• [SET TASK] Leave the pictures out. Return all other data exactly.

• [INFORMATION SUPPLIED]
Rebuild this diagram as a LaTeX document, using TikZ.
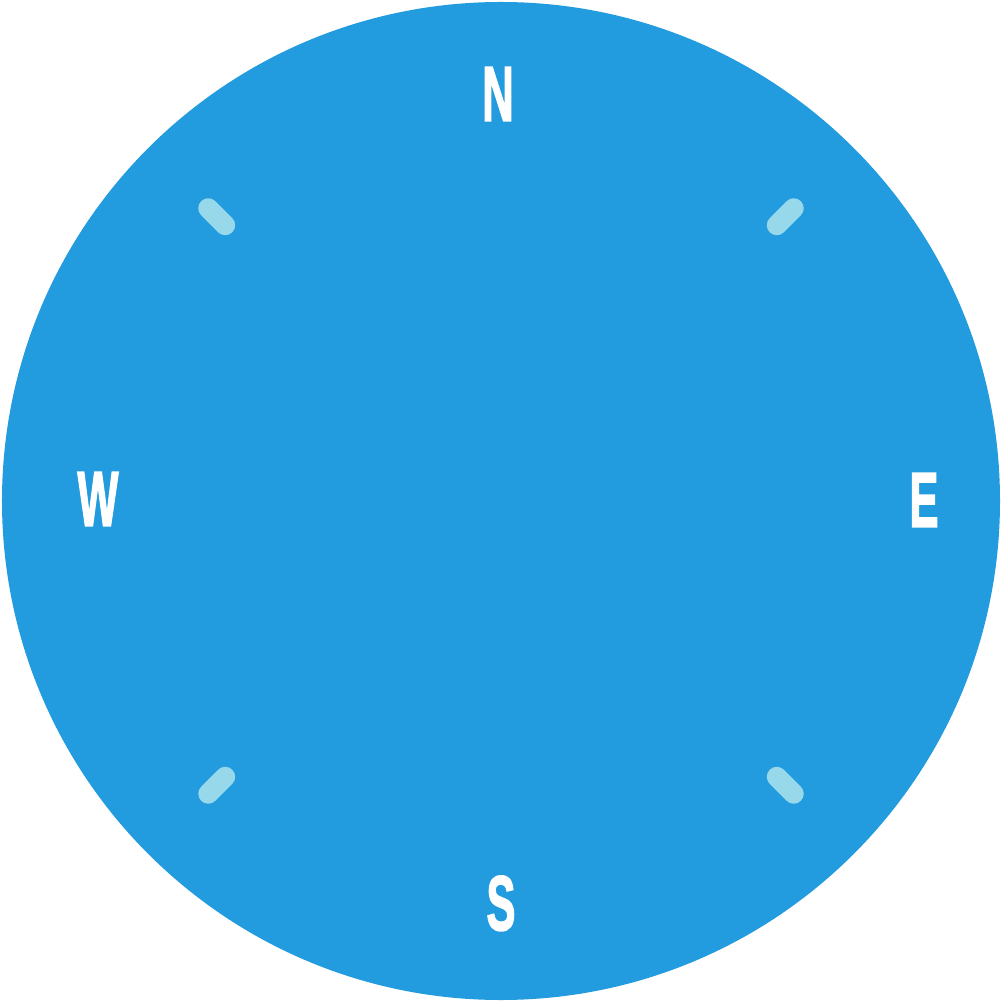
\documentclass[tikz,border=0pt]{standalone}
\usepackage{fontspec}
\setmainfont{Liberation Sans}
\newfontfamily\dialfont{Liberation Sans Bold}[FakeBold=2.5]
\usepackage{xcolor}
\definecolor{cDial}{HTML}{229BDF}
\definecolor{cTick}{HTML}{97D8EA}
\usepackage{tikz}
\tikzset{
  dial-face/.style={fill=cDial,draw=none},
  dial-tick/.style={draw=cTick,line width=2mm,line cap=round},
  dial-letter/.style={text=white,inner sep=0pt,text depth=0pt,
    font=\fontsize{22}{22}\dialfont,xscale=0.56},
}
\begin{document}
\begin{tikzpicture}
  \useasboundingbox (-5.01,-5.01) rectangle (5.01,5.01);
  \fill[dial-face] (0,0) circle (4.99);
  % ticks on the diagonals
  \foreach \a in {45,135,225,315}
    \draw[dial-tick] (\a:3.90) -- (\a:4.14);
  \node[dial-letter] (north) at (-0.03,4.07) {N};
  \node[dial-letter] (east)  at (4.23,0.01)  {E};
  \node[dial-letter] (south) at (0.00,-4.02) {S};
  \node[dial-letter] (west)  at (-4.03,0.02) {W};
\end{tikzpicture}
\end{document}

• [CORRECT RESULT]
Rebuild this diagram as a LaTeX document, using TikZ.
\documentclass[tikz,border=0pt]{standalone}
\usepackage{fontspec}
\setmainfont{Liberation Sans}
\newfontfamily\dialfont{Liberation Sans Bold}[FakeBold=2.5]
\usepackage{xcolor}
\definecolor{cDial}{HTML}{229BDF}
\definecolor{cTick}{HTML}{97D8EA}
\usepackage{tikz}
\tikzset{
  dial-face/.style={fill=cDial,draw=none},
  dial-tick/.style={draw=cTick,line width=2mm,line cap=round},
  dial-letter/.style={text=white,inner sep=0pt,text depth=0pt,
    font=\fontsize{22}{22}\dialfont,xscale=0.56},
}
\begin{document}
\begin{tikzpicture}
  \useasboundingbox (-5.01,-5.01) rectangle (5.01,5.01);
  \fill[dial-face] (0,0) circle (4.99);
  % ticks on the diagonals
  \foreach \a in {45,135,225,315}
    \draw[dial-tick] (\a:3.90) -- (\a:4.14);
  \node[dial-letter] (north) at (-0.03,4.07) {N};
  \node[dial-letter] (east)  at (4.23,0.01)  {E};
  \node[dial-letter] (south) at (0.00,-4.02) {S};
  \node[dial-letter] (west)  at (-4.03,0.02) {W};
\end{tikzpicture}
\end{document}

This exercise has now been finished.